**Written problem:** Nothing after the line with "return cx - RX" belongs in the copy; extract the lines below from the top through that line, pictures left out.

**Supplied information:**
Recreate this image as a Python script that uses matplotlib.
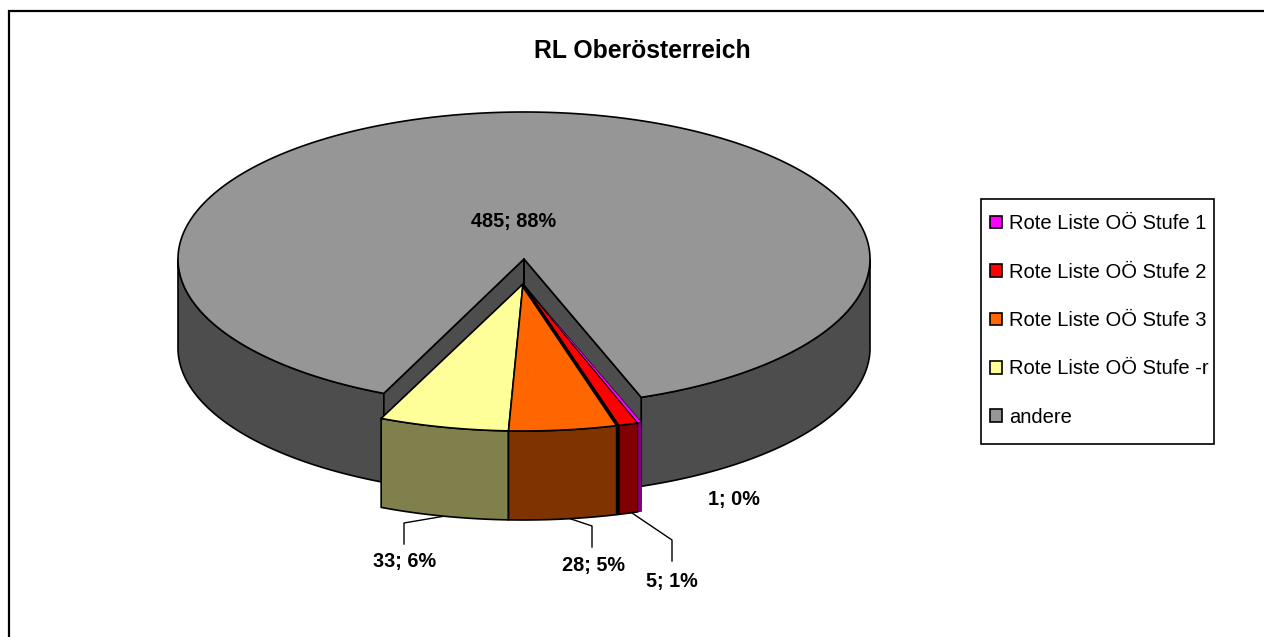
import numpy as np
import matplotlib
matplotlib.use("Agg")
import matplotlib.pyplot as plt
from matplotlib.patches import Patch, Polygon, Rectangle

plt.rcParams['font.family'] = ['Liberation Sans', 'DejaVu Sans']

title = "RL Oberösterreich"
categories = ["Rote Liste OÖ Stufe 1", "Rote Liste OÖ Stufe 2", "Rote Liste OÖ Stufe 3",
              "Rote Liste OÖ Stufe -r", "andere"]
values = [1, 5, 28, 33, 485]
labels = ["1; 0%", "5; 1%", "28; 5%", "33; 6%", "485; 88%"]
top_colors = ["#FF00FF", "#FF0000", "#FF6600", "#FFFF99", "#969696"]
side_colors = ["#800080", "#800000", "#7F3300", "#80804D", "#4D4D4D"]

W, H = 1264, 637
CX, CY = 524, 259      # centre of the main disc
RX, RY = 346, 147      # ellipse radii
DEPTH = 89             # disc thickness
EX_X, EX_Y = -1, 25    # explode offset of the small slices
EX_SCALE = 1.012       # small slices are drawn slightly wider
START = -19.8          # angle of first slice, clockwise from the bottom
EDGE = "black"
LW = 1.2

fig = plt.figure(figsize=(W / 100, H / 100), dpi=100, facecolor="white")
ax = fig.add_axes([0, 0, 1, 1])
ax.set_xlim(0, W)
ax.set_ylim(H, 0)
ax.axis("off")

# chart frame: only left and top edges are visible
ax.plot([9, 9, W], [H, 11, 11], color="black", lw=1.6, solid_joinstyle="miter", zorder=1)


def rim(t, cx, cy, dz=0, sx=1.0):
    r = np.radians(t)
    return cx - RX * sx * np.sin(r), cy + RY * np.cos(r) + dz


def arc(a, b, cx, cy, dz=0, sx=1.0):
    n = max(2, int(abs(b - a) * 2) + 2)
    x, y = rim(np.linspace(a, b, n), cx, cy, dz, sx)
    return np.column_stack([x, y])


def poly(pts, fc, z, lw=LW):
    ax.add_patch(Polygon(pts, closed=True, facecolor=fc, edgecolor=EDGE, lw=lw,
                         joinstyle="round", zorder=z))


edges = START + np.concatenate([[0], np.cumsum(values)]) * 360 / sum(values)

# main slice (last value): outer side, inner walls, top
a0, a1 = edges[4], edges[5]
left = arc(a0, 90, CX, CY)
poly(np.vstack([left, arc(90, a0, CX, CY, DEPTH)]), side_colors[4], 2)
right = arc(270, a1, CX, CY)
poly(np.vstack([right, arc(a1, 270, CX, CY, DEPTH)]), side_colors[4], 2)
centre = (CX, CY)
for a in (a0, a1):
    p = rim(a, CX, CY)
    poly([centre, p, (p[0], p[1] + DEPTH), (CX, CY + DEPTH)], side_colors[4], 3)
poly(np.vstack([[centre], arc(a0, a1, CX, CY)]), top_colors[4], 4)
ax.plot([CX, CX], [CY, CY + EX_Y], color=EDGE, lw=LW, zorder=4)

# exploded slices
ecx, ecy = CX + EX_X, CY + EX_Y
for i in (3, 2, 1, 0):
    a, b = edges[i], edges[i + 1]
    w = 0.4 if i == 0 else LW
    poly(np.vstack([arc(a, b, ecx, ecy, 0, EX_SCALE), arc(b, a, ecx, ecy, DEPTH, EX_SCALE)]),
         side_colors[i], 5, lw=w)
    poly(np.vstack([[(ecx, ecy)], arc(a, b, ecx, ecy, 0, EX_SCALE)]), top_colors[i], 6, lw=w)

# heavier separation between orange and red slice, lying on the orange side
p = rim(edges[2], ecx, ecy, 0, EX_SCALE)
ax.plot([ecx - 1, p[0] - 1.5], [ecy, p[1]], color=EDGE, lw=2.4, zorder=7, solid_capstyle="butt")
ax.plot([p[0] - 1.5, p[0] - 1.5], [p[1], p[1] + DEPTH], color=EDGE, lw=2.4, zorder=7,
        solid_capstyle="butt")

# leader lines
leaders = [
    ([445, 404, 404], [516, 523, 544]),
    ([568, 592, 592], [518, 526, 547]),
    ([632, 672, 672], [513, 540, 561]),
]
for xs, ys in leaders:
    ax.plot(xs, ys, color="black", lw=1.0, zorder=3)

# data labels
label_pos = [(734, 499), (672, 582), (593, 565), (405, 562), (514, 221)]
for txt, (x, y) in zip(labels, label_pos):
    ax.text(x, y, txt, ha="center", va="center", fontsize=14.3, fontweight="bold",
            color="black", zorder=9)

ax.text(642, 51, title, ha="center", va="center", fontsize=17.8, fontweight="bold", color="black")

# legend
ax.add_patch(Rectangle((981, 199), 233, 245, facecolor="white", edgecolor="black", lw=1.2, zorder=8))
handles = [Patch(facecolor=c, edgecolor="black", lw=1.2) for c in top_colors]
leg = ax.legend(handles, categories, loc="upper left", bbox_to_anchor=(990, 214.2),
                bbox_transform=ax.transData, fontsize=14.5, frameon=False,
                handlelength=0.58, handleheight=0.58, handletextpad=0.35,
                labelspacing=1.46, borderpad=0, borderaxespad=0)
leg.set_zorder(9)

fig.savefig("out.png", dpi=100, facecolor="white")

**Full response:**
Recreate this image as a Python script that uses matplotlib.
import numpy as np
import matplotlib
matplotlib.use("Agg")
import matplotlib.pyplot as plt
from matplotlib.patches import Patch, Polygon, Rectangle

plt.rcParams['font.family'] = ['Liberation Sans', 'DejaVu Sans']

title = "RL Oberösterreich"
categories = ["Rote Liste OÖ Stufe 1", "Rote Liste OÖ Stufe 2", "Rote Liste OÖ Stufe 3",
              "Rote Liste OÖ Stufe -r", "andere"]
values = [1, 5, 28, 33, 485]
labels = ["1; 0%", "5; 1%", "28; 5%", "33; 6%", "485; 88%"]
top_colors = ["#FF00FF", "#FF0000", "#FF6600", "#FFFF99", "#969696"]
side_colors = ["#800080", "#800000", "#7F3300", "#80804D", "#4D4D4D"]

W, H = 1264, 637
CX, CY = 524, 259      # centre of the main disc
RX, RY = 346, 147      # ellipse radii
DEPTH = 89             # disc thickness
EX_X, EX_Y = -1, 25    # explode offset of the small slices
EX_SCALE = 1.012       # small slices are drawn slightly wider
START = -19.8          # angle of first slice, clockwise from the bottom
EDGE = "black"
LW = 1.2

fig = plt.figure(figsize=(W / 100, H / 100), dpi=100, facecolor="white")
ax = fig.add_axes([0, 0, 1, 1])
ax.set_xlim(0, W)
ax.set_ylim(H, 0)
ax.axis("off")

# chart frame: only left and top edges are visible
ax.plot([9, 9, W], [H, 11, 11], color="black", lw=1.6, solid_joinstyle="miter", zorder=1)


def rim(t, cx, cy, dz=0, sx=1.0):
    r = np.radians(t)
    return cx - RX * sx * np.sin(r), cy + RY * np.cos(r) + dz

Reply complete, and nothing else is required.